Russlands NATO-Botschafter gilt gemeinhin als diplomatisches Raubein. An diesem Tag aber war Dimitrij Rogosin zufrieden und milde gestimmt. Im großen Saal des Brüsseler NATO-Hauptquartiers war eine Gruppe bunt kostümierter Kuban-Kosaken aufgezogen und sang und tanzte so heftig vor der blauen Nordatlantik-Windrose, dass einem ganz schwindlig werden konnte. Der Chor sei 1811 gegründet worden, erzählte Rogosin launig, "ein Jahr später entdeckten wir Napoleon." Lachen im Saal. Drei Jahre später dann hätten "unsere Kosaken" Paris entdeckt.

Acht goldbetresste Generäle

Als die Kosaken ihre patriotischen Lieder zur Erbauung des wehrhaften russischen Geistes anstimmten, hoben im Nebenraum acht goldbetresste Generäle ihre goldenen Füllfederhalter und unterzeichneten ein so genanntes "Memorandum of Understanding" – eine Absichtserklärung zum Bau eines Zentrums "Cyber Defence".

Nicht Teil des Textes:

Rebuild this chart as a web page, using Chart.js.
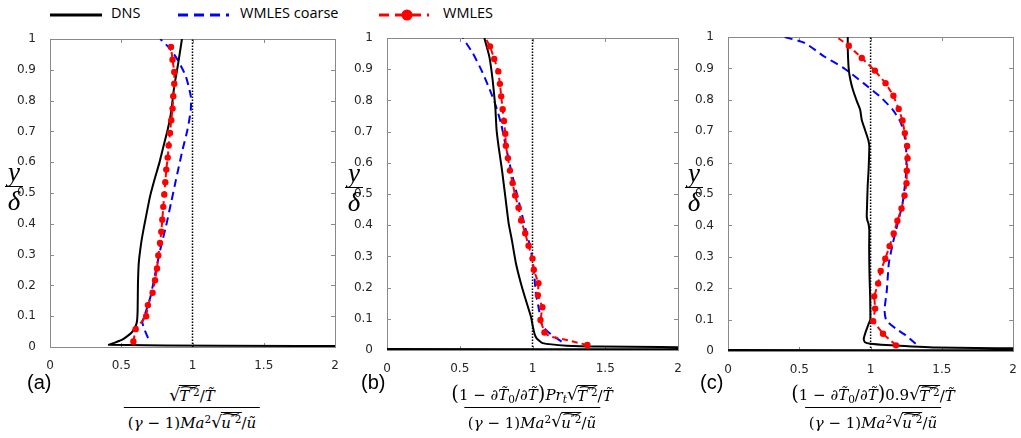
<!DOCTYPE html>
<html><head><meta charset="utf-8">
<script src="https://cdn.jsdelivr.net/npm/chart.js@4/dist/chart.umd.min.js"></script>
<style>
html,body{margin:0;padding:0;background:#fff;width:1021px;height:438px;overflow:hidden;position:relative}
canvas{position:absolute}
.leg{position:absolute;font-family:'Open Sans',sans-serif;font-size:14.5px;color:#000;line-height:1}
.lsym{position:absolute}
.plab{position:absolute;font-family:'Liberation Sans',sans-serif;font-size:20px;color:#000;line-height:1}
.ytit{position:absolute;font-family:'Liberation Serif',serif;font-style:italic;font-size:27px;display:flex;flex-direction:column;align-items:center;transform:translateX(-50%);line-height:0.95}
.ytit .yb{border-top:1.6px solid #000;width:18px;padding-top:2px;text-align:center}
.frac{position:absolute;font-family:'DejaVu Serif',serif;font-size:15px;display:flex;flex-direction:column;align-items:center;transform:translateX(-50%);line-height:1;white-space:nowrap;color:#000}
.frac .num{padding:0 4px 3px;display:flex;align-items:flex-end}
.frac .den{border-top:1.2px solid #000;padding:4px 4px 0;display:flex;align-items:flex-end}
.rad{display:inline-flex;align-items:flex-end;white-space:nowrap}
.rs{font-size:1.15em;font-style:normal}
.rc{display:inline-block;border-top:1px solid #000;padding-top:3px;margin-left:-1px}
.wt{position:relative;display:inline-block}
.wt::before{content:'~';position:absolute;left:0;right:0;top:-0.62em;text-align:center;transform:scaleX(2.0);font-style:normal;font-size:0.85em}
sup{font-size:0.7em;vertical-align:0.45em;line-height:0}
sub{font-size:0.7em;vertical-align:-0.25em;line-height:0}
.big{font-size:1.3em;font-style:normal;line-height:1}
</style></head>
<body>
<!-- legend -->
<svg class="lsym" style="left:50px;top:8px" width="54" height="14"><line x1="0" y1="7" x2="52" y2="7" stroke="#000" stroke-width="3"/></svg>
<div class="leg" style="left:111px;top:6px">DNS</div>
<svg class="lsym" style="left:178px;top:8px" width="54" height="14"><line x1="0" y1="7" x2="51" y2="7" stroke="#0000ff" stroke-width="3" stroke-dasharray="10,6"/></svg>
<div class="leg" style="left:240px;top:6px">WMLES coarse</div>
<svg class="lsym" style="left:379px;top:5px" width="54" height="20"><line x1="0" y1="10" x2="50" y2="10" stroke="#ff0000" stroke-width="3" stroke-dasharray="10,6"/><circle cx="28" cy="10" r="5.5" fill="#ff0000"/></svg>
<div class="leg" style="left:443px;top:6px">WMLES</div>

<canvas id="ca" width="345" height="375" style="left:0;top:0"></canvas>
<canvas id="cb" width="351" height="378" style="left:337px;top:0"></canvas>
<canvas id="cc" width="343" height="379" style="left:678px;top:0"></canvas>

<div class="ytit" style="left:14px;top:160px"><span>y</span><span class="yb">δ</span></div>
<div class="ytit" style="left:354px;top:161px"><span>y</span><span class="yb">δ</span></div>
<div class="ytit" style="left:694px;top:161px"><span>y</span><span class="yb">δ</span></div>

<div class="plab" style="left:27px;top:372px">(a)</div>
<div class="plab" style="left:361px;top:372px">(b)</div>
<div class="plab" style="left:700px;top:372px">(c)</div>

<div class="frac" style="left:192px;top:385px">
 <div class="num"><span class="rad"><span class="rs">√</span><span class="rc"><span class="wt"><i>T</i><sup>″2</sup></span></span></span><span>/<i>T̃</i></span></div>
 <div class="den"><span>(<i>γ</i> − 1)<i>Ma</i><sup>2</sup></span><span class="rad"><span class="rs">√</span><span class="rc"><span class="wt"><i>u</i><sup>″2</sup></span></span></span><span>/<i>ũ</i></span></div>
</div>
<div class="frac" style="left:532px;top:384px">
 <div class="num"><span><span class="big">(</span>1 − ∂<i>T̃</i><sub>0</sub>/∂<i>T̃</i><span class="big">)</span><i>Pr</i><sub><i>t</i></sub></span><span class="rad"><span class="rs">√</span><span class="rc"><span class="wt"><i>T</i><sup>″2</sup></span></span></span><span>/<i>T̃</i></span></div>
 <div class="den"><span>(<i>γ</i> − 1)<i>Ma</i><sup>2</sup></span><span class="rad"><span class="rs">√</span><span class="rc"><span class="wt"><i>u</i><sup>″2</sup></span></span></span><span>/<i>ũ</i></span></div>
</div>
<div class="frac" style="left:873px;top:384px">
 <div class="num"><span><span class="big">(</span>1 − ∂<i>T̃</i><sub>0</sub>/∂<i>T̃</i><span class="big">)</span>0.9</span><span class="rad"><span class="rs">√</span><span class="rc"><span class="wt"><i>T</i><sup>″2</sup></span></span></span><span>/<i>T̃</i></span></div>
 <div class="den"><span>(<i>γ</i> − 1)<i>Ma</i><sup>2</sup></span><span class="rad"><span class="rs">√</span><span class="rc"><span class="wt"><i>u</i><sup>″2</sup></span></span></span><span>/<i>ũ</i></span></div>
</div>

<script>
// ---------- data ----------
const xTickVals = [0, 0.5, 1, 1.5, 2];
const yTickVals = [0, 0.1, 0.2, 0.3, 0.4, 0.5, 0.6, 0.7, 0.8, 0.9, 1];
const refLineX = [1, 1];
const refLineY = [0, 1];

// Panel (a)
const dnsA_x = [2.3, 1.2, 0.413, 0.443, 0.5, 0.536, 0.575, 0.598, 0.61, 0.615, 0.617, 0.623, 0.64, 0.656, 0.674, 0.702, 0.733, 0.767, 0.802, 0.826, 0.849, 0.872, 0.9, 0.926];
const dnsA_y = [0.003, 0.004, 0.007, 0.012, 0.022, 0.033, 0.048, 0.065, 0.082, 0.12, 0.2, 0.273, 0.338, 0.381, 0.424, 0.489, 0.543, 0.597, 0.662, 0.706, 0.76, 0.846, 0.922, 1.0];
const crsA_x = [0.688, 0.665, 0.648, 0.662, 0.676, 0.706, 0.744, 0.779, 0.814, 0.849, 0.884, 0.93, 0.965, 0.988, 0.988, 0.953, 0.895, 0.837, 0.774];
const crsA_y = [0.029, 0.055, 0.08, 0.1, 0.12, 0.165, 0.251, 0.327, 0.392, 0.467, 0.543, 0.64, 0.706, 0.77, 0.814, 0.879, 0.933, 0.971, 1.0];
const wmA_x = [0.585, 0.601, 0.675, 0.687, 0.72, 0.737, 0.751, 0.76, 0.772, 0.781, 0.788, 0.795, 0.802, 0.809, 0.816, 0.826, 0.833, 0.842, 0.851, 0.86, 0.865, 0.872, 0.872, 0.86, 0.849];
const wmA_y = [0.018, 0.058, 0.1, 0.136, 0.176, 0.217, 0.255, 0.297, 0.338, 0.374, 0.413, 0.455, 0.495, 0.535, 0.576, 0.615, 0.654, 0.695, 0.736, 0.774, 0.814, 0.855, 0.893, 0.933, 0.974];

// Panel (b)
const dnsB_x = [-0.1, 2.3, 2.3, 1.46, 1.235, 1.07, 1.029, 1.015, 1.003, 0.989, 0.954, 0.92, 0.886, 0.858, 0.836, 0.813, 0.79, 0.767, 0.753, 0.744, 0.726, 0.703, 0.669];
const dnsB_y = [0.003, 0.003, 0.008, 0.011, 0.014, 0.022, 0.037, 0.05, 0.074, 0.107, 0.16, 0.214, 0.278, 0.353, 0.406, 0.492, 0.578, 0.652, 0.706, 0.781, 0.866, 0.941, 1.0];
const crsB_x = [1.2, 1.12, 1.08, 1.051, 1.047, 1.023, 1.011, 0.989, 0.954, 0.92, 0.886, 0.852, 0.817, 0.783, 0.749, 0.715, 0.658, 0.589, 0.521];
const crsB_y = [0.027, 0.053, 0.07, 0.096, 0.123, 0.182, 0.246, 0.321, 0.385, 0.449, 0.513, 0.578, 0.652, 0.727, 0.781, 0.824, 0.888, 0.952, 1.0];
const wmB_x = [1.377, 1.235, 1.12, 1.082, 1.055, 1.068, 1.037, 1.041, 1.009, 1.0, 0.973, 0.95, 0.922, 0.904, 0.881, 0.863, 0.845, 0.831, 0.817, 0.813, 0.804, 0.795, 0.785, 0.776, 0.765, 0.737, 0.708, 0.676];
const wmB_y = [0.016, 0.032, 0.043, 0.056, 0.096, 0.137, 0.176, 0.214, 0.257, 0.293, 0.334, 0.374, 0.415, 0.456, 0.495, 0.535, 0.575, 0.615, 0.655, 0.693, 0.734, 0.772, 0.813, 0.853, 0.893, 0.933, 0.973, 1.0];
const wmB_marker = [1, 0, 0, 1, 1, 1, 1, 1, 1, 1, 1, 1, 1, 1, 1, 1, 1, 1, 1, 1, 1, 1, 1, 1, 1, 1, 1, 0];

// Panel (c)
const dnsC_x = [-0.1, 2.3, 2.3, 1.46, 1.11, 1.0, 0.96, 0.952, 0.965, 0.985, 0.998, 0.997, 0.993, 0.991, 0.99, 0.991, 0.985, 0.978, 0.973, 0.975, 0.977, 0.98, 0.986, 0.991, 0.984, 0.961, 0.938, 0.927, 0.904, 0.876, 0.858, 0.847, 0.84, 0.84];
const dnsC_y = [0.003, 0.003, 0.007, 0.011, 0.019, 0.023, 0.028, 0.038, 0.06, 0.085, 0.1, 0.172, 0.23, 0.279, 0.33, 0.385, 0.406, 0.415, 0.428, 0.46, 0.491, 0.53, 0.577, 0.651, 0.672, 0.704, 0.736, 0.768, 0.795, 0.832, 0.864, 0.896, 0.96, 1.0];
const crsC_x = [1.316, 1.247, 1.178, 1.11, 1.098, 1.114, 1.128, 1.156, 1.19, 1.224, 1.247, 1.252, 1.243, 1.213, 1.156, 1.064, 0.95, 0.812, 0.675, 0.538, 0.396];
const crsC_y = [0.023, 0.05, 0.071, 0.098, 0.13, 0.194, 0.279, 0.343, 0.406, 0.47, 0.555, 0.619, 0.672, 0.726, 0.768, 0.811, 0.853, 0.901, 0.938, 0.981, 1.0];
const wmC_x = [1.178, 1.087, 1.018, 1.032, 1.025, 1.053, 1.071, 1.103, 1.133, 1.162, 1.188, 1.217, 1.238, 1.252, 1.254, 1.259, 1.256, 1.24, 1.224, 1.197, 1.16, 1.105, 1.03, 0.938, 0.847, 0.762];
const wmC_y = [0.018, 0.055, 0.095, 0.135, 0.174, 0.215, 0.255, 0.294, 0.334, 0.374, 0.415, 0.454, 0.495, 0.534, 0.574, 0.614, 0.653, 0.694, 0.734, 0.771, 0.813, 0.853, 0.893, 0.933, 0.972, 1.0];
const wmC_marker = [1,1,1,1,1,1,1,1,1,1,1,1,1,1,1,1,1,1,1,1,1,1,1,1,1,0];

// ---------- helpers ----------
const zip = (xs, ys) => xs.map((x, i) => ({x: x, y: ys[i]}));

Chart.defaults.font.family = "'DejaVu Sans', sans-serif";
Chart.defaults.font.size = 12;
Chart.defaults.color = '#262626';

const boxPlugin = {
  id: 'boxTicks',
  beforeDatasetsDraw(chart) {
    const {ctx, chartArea: a, scales} = chart;
    ctx.save();
    ctx.strokeStyle = '#8a8a8a';
    ctx.lineWidth = 1;
    ctx.strokeRect(Math.round(a.left) + 0.5, Math.round(a.top) + 0.5, Math.round(a.right - a.left), Math.round(a.bottom - a.top));
    ctx.beginPath();
    const L = 4;
    xTickVals.forEach(v => {
      const px = Math.round(scales.x.getPixelForValue(v)) + 0.5;
      ctx.moveTo(px, a.bottom); ctx.lineTo(px, a.bottom - L);
      ctx.moveTo(px, a.top); ctx.lineTo(px, a.top + L);
    });
    yTickVals.forEach(v => {
      const py = Math.round(scales.y.getPixelForValue(v)) + 0.5;
      ctx.moveTo(a.left, py); ctx.lineTo(a.left + L, py);
      ctx.moveTo(a.right, py); ctx.lineTo(a.right - L, py);
    });
    ctx.stroke();
    ctx.restore();
  }
};

function makePanel(id, padTop, padRight, xAxisH, dns, crs, wm, wmMarker) {
  const radii = wm.map((p, i) => (wmMarker ? (wmMarker[i] ? 3.2 : 0) : 3.2));
  new Chart(document.getElementById(id), {
    type: 'scatter',
    data: {
      datasets: [
        {data: wm, showLine: true, borderColor: '#ff0000', backgroundColor: '#ff0000', borderWidth: 2,
         borderDash: [6, 4], pointRadius: radii, pointBorderWidth: 0, tension: 0},
        {data: dns, showLine: true, borderColor: '#000000', borderWidth: 2, pointRadius: 0, tension: 0.15},
        {data: crs, showLine: true, borderColor: '#0000ff', borderWidth: 2, borderDash: [8, 5], pointRadius: 0, tension: 0.2},
        {data: zip(refLineX, refLineY), showLine: true, borderColor: '#000000', borderWidth: 1.5, borderDash: [1.5, 1.5], pointRadius: 0}
      ]
    },
    options: {
      responsive: false,
      animation: false,
      events: [],
      layout: {padding: {top: padTop, right: padRight, left: 0, bottom: 0}},
      plugins: {legend: {display: false}, tooltip: {enabled: false}},
      scales: {
        x: {
          type: 'linear', min: 0, max: 2,
          grid: {display: false},
          border: {display: false},
          afterBuildTicks: s => { s.ticks = xTickVals.map(v => ({value: v})); },
          afterFit: s => { s.height = xAxisH; },
          ticks: {padding: 4, maxRotation: 0, callback: v => String(v)}
        },
        y: {
          type: 'linear', min: 0, max: 1,
          grid: {display: false},
          border: {display: false},
          afterBuildTicks: s => { s.ticks = yTickVals.map(v => ({value: v})); },
          afterFit: s => { s.width = 50; },
          ticks: {padding: 6, callback: v => String(Math.round(v * 10) / 10)}
        }
      }
    },
    plugins: [boxPlugin]
  });
}

makePanel('ca', 39, 10, 28, zip(dnsA_x, dnsA_y), zip(crsA_x, crsA_y), zip(wmA_x, wmA_y), null);
makePanel('cb', 38, 10, 28, zip(dnsB_x, dnsB_y), zip(crsB_x, crsB_y), zip(wmB_x, wmB_y), wmB_marker);
makePanel('cc', 37, 2, 28, zip(dnsC_x, dnsC_y), zip(crsC_x, crsC_y), zip(wmC_x, wmC_y), wmC_marker);
</script>
</body></html>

02.2008 DW-TV Europa aktuell Moderator Christian Trippe
Christian F. Trippe, Brüssel

In Zukunft könnten militärische Fähigkeiten in Bits und Terrabits gemessen werden – und nicht mehr in der Anzahl von Divisionen oder Panzern. Der nächste Krieg könnte im Netz stattfinden. Und dieses Schlachtfeld will die NATO rechtzeitig aufklären. Daher das Zentrum, das in Tallinn, der Hauptstadt Estlands, seinen Sitz haben wird.

Milliarden von E-Mails

Tallinn wurde nicht zufällig gewählt. Denn Estland ist ein hoch technisiertes, bestens vernetztes Land. Doch genau das wäre dem kleinen baltischen Staat beinahe zum Verhängnis geworden. Im Frühjahr 2007 mussten Banken und Ministerien, Universitäten und Dienstleistungsbetriebe für Tage schließen, weil Estland von Milliarden von E-Mails überschwemmt wurde.

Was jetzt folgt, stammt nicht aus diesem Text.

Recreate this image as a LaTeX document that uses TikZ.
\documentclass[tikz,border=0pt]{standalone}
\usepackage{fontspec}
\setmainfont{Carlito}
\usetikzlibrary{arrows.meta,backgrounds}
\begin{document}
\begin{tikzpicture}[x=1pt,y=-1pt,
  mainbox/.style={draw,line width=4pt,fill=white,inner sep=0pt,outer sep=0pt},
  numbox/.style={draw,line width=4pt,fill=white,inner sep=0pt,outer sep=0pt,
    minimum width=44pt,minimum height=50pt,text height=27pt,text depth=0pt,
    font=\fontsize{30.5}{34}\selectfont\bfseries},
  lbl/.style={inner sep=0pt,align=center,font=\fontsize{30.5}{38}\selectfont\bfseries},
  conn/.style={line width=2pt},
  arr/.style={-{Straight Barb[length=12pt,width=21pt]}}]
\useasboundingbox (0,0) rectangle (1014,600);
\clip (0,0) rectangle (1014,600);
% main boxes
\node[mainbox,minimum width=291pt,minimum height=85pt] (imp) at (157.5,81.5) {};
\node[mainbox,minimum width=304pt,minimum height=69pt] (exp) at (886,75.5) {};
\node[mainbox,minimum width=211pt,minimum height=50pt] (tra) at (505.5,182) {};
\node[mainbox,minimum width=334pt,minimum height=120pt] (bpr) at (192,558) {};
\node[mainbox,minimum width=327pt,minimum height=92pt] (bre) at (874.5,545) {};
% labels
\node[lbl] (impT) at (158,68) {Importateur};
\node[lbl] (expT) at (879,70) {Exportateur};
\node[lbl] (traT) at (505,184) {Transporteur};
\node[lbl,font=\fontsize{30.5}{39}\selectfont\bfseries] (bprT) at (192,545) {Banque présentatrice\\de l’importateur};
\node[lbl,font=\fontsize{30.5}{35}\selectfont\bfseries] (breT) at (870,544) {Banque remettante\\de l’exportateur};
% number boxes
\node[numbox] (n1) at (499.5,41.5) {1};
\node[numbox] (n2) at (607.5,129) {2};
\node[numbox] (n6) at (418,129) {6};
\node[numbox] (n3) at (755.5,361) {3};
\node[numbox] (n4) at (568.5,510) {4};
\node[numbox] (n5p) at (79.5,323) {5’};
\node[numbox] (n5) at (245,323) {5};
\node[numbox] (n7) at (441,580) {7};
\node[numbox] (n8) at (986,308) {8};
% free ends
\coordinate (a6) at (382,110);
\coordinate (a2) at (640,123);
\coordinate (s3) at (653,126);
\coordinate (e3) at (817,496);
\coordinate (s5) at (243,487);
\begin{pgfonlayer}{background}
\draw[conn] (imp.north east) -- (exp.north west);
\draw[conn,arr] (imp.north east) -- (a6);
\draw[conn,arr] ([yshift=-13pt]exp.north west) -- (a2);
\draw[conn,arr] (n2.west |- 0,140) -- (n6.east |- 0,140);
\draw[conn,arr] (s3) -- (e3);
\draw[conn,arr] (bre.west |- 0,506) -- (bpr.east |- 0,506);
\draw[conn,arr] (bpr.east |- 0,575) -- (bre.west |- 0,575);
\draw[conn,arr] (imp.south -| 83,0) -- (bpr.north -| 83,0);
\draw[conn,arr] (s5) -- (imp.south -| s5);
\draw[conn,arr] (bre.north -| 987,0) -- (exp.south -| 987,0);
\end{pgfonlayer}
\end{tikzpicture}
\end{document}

Estlands Rechner brachen zusammen. Bis heute ist offiziell nicht bekannt, wer hinter dem Cyber-Angriff stand. Aber: Zum Zeitpunkt der Attacke steckten die Ex-Sowjetrepublik Estland und der Rechtsnachfolger der UdSSR, Russland, in einer tiefen und lautstark ausgetragenen politischen Beziehungskrise.

Beim Unterschreiben des Cyber.Memorandums wurden die Namen "Russland" und "Moskau" tunlichst nicht ausgesprochen. Das war auch nicht nötig, denn im Nebenraum besangen die kriegerischen Kosaken beide.